Opinión

Karaokes

LOS KARAOKES son los apóstatas de la noche. Da igual la música o gustos que se lleven. No son 'cool' ni lo pretenden. Hace poco entré en uno en mi Compostela natal y ahí sigue, resistiendo el paso de las décadas con la misma personalidad de siempre. Por eso cruzar sus puertas es viajar a un pasado de suelos enmoquetados, paredes de espejo y adornos rococós, donde unos sofás acribillados por cigarrillos nos recuerdan que, en este caso hace no mucho, se podía fumar dentro. También están trasnochados los vídeos que acompañan a las canciones y que acaban de conferir al local ese aire de decadencia que lo caracteriza. Una imperturbabilidad que contrasta, en cambio, con lo variopinto de su fauna.

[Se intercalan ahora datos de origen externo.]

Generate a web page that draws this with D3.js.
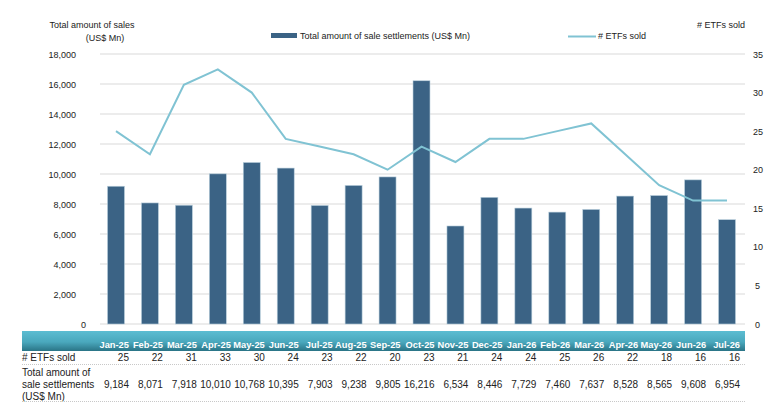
<!DOCTYPE html>
<html>
<head>
<meta charset="utf-8">
<script src="https://cdn.jsdelivr.net/npm/d3@7"></script>
<style>
  body { margin: 0; background: #fff; }
  svg text { font-family: "Liberation Sans", Arial, sans-serif; fill: #222; }
</style>
</head>
<body>
<svg id="chart" width="771" height="408"></svg>
<script>
var months = ["Jan-25", "Feb-25", "Mar-25", "Apr-25", "May-25", "Jun-25", "Jul-25", "Aug-25", "Sep-25", "Oct-25",
  "Nov-25", "Dec-25", "Jan-26", "Feb-26", "Mar-26", "Apr-26", "May-26", "Jun-26", "Jul-26"];
var etfsSold = [25, 22, 31, 33, 30, 24, 23, 22, 20, 23, 21, 24, 24, 25, 26, 22, 18, 16, 16];
var settlements = [9184, 8071, 7918, 10010, 10768, 10395, 7903, 9238, 9805, 16216,
  6534, 8446, 7729, 7460, 7637, 8528, 8565, 9608, 6954];
var leftTicks = [0, 2000, 4000, 6000, 8000, 10000, 12000, 14000, 16000, 18000];
var rightTicks = [0, 5, 10, 15, 20, 25, 30, 35];

var svg = d3.select("#chart");
var barColor = "#3b6385", lineColor = "#80c3d3";
var fmt = d3.format(",");

var x = d3.scaleBand().domain(months).range([99, 744]).paddingInner(0.5).paddingOuter(0.25);
var yL = d3.scaleLinear().domain([0, 18000]).range([324, 54]);
var yR = d3.scaleLinear().domain([0, 35]).range([324, 54]);

// gridlines
svg.append("g").selectAll("line").data(leftTicks).enter().append("line")
  .attr("x1", 100).attr("x2", 745)
  .attr("y1", function(d) { return yL(d); }).attr("y2", function(d) { return yL(d); })
  .attr("stroke", "#d9d9d9").attr("stroke-width", 1);

// left axis labels
svg.append("g").selectAll("text").data(leftTicks).enter().append("text")
  .attr("x", function(d) { return d === 0 ? 86 : 76; })
  .attr("y", function(d) { return yL(d) + 3.5; })
  .attr("text-anchor", "end").attr("font-size", 9)
  .text(function(d) { return fmt(d); });

// right axis labels
svg.append("g").selectAll("text").data(rightTicks).enter().append("text")
  .attr("x", function(d) { return d < 10 ? 755 : 753; })
  .attr("y", function(d) { return yR(d) + 3.5; })
  .attr("font-size", 9)
  .text(function(d) { return d; });

// bars
svg.append("g").selectAll("rect").data(settlements).enter().append("rect")
  .attr("x", function(d, i) { return x(months[i]); })
  .attr("width", x.bandwidth())
  .attr("y", function(d) { return yL(d); })
  .attr("height", function(d) { return yL(0) - yL(d); })
  .attr("fill", barColor)
  .attr("stroke", "#b9cfdc").attr("stroke-width", 0.6);

// line
var line = d3.line()
  .x(function(d, i) { return x(months[i]) + x.bandwidth() / 2; })
  .y(function(d) { return yR(d); });
svg.append("path").datum(etfsSold)
  .attr("d", line).attr("fill", "none")
  .attr("stroke", lineColor).attr("stroke-width", 2);

// axis titles
svg.append("text").attr("x", 92).attr("y", 28).attr("text-anchor", "middle").attr("font-size", 9)
  .text("Total amount of sales");
svg.append("text").attr("x", 105).attr("y", 41).attr("text-anchor", "middle").attr("font-size", 9)
  .text("(US$ Mn)");
svg.append("text").attr("x", 745).attr("y", 28).attr("text-anchor", "end").attr("font-size", 9)
  .text("# ETFs sold");

// legend
svg.append("rect").attr("x", 271).attr("y", 33).attr("width", 26).attr("height", 5).attr("fill", barColor);
svg.append("text").attr("x", 300).attr("y", 39).attr("font-size", 9)
  .text("Total amount of sale settlements (US$ Mn)");
svg.append("line").attr("x1", 568).attr("x2", 596).attr("y1", 36.5).attr("y2", 36.5)
  .attr("stroke", lineColor).attr("stroke-width", 2);
svg.append("text").attr("x", 598).attr("y", 39).attr("font-size", 9).text("# ETFs sold");

// table header band
var defs = svg.append("defs");
var grad = defs.append("linearGradient").attr("id", "hdr").attr("x1", 0).attr("x2", 0).attr("y1", 0).attr("y2", 1);
grad.append("stop").attr("offset", "0%").attr("stop-color", "#5cbdd2");
grad.append("stop").attr("offset", "55%").attr("stop-color", "#4aa8bd");
grad.append("stop").attr("offset", "100%").attr("stop-color", "#2a7486");
svg.append("rect").attr("x", 22).attr("y", 331).attr("width", 723).attr("height", 20).attr("fill", "url(#hdr)");

// table columns are right aligned a little past each bar centre
var colRight = function(m) { return x(m) + x.bandwidth() / 2 + 13; };

svg.append("g").selectAll("text").data(months).enter().append("text")
  .attr("x", function(d) { return colRight(d); })
  .attr("y", 347.5).attr("text-anchor", "end")
  .attr("font-size", 9.3).attr("font-weight", "bold")
  .style("fill", "#fff")
  .text(function(d) { return d; });

// row labels
svg.append("text").attr("x", 22).attr("y", 361).attr("font-size", 10).text("# ETFs sold");
svg.append("text").attr("x", 22).attr("y", 376).attr("font-size", 10).text("Total amount of");
svg.append("text").attr("x", 22).attr("y", 388).attr("font-size", 10).text("sale settlements");
svg.append("text").attr("x", 22).attr("y", 400).attr("font-size", 10).text("(US$ Mn)");

svg.append("g").selectAll("text").data(etfsSold).enter().append("text")
  .attr("x", function(d, i) { return colRight(months[i]); })
  .attr("y", 361).attr("text-anchor", "end").attr("font-size", 10)
  .text(function(d) { return d; });

svg.append("g").selectAll("text").data(settlements).enter().append("text")
  .attr("x", function(d, i) { return colRight(months[i]); })
  .attr("y", 388).attr("text-anchor", "end").attr("font-size", 10)
  .text(function(d) { return fmt(d); });

// dotted separators
[364.5, 401.5].forEach(function(yy) {
  svg.append("line").attr("x1", 22).attr("x2", 745).attr("y1", yy).attr("y2", yy)
    .attr("stroke", "#c8c8c8").attr("stroke-width", 1).attr("stroke-dasharray", "1,1");
});
</script>
</body>
</html>
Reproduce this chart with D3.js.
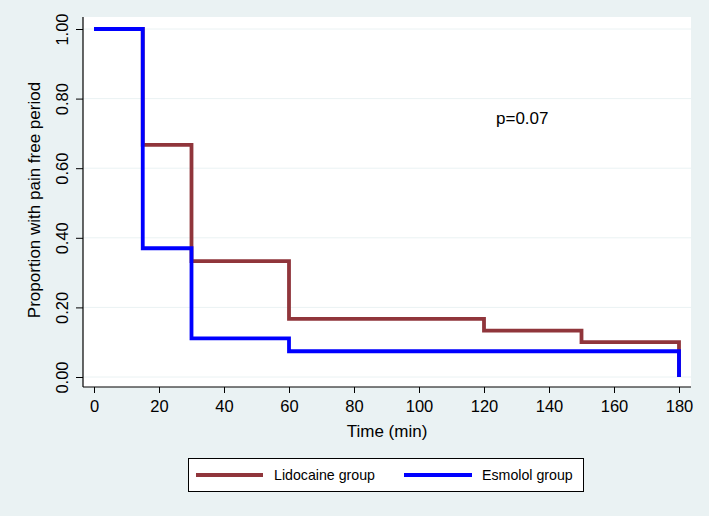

Porque tanto nos podemos encontrar una reunión de emperifolladas señoras que se desgañitan con una copla de Rocío Jurado como a ese cuarentón que ahoga sus penas en whisky con agua y que, como a Sabina, le acaban dando las dos y las tres... También está ese grupo de jóvenes que comparten una cerveza y aúllan al son de una canción de Bon Jovi, sin olvidarnos, por supuesto, del experimentado profesional del karaoke que monopoliza el micrófono y al que los camareros llaman por su nombre. Aquel que cosecha aplausos tras entonar un tema de Jimmy Fontana que lleva desgranando desde mucho antes de que los chavales anteriores estuviesen en el vientre materno. En definitiva, una clientela que no entiende de edad ni condición y que se ampara en la oscuridad del local -y a veces en el alcohol- para desprenderse de cualquier rubor y dar rienda suelta al cantante que lleva dentro.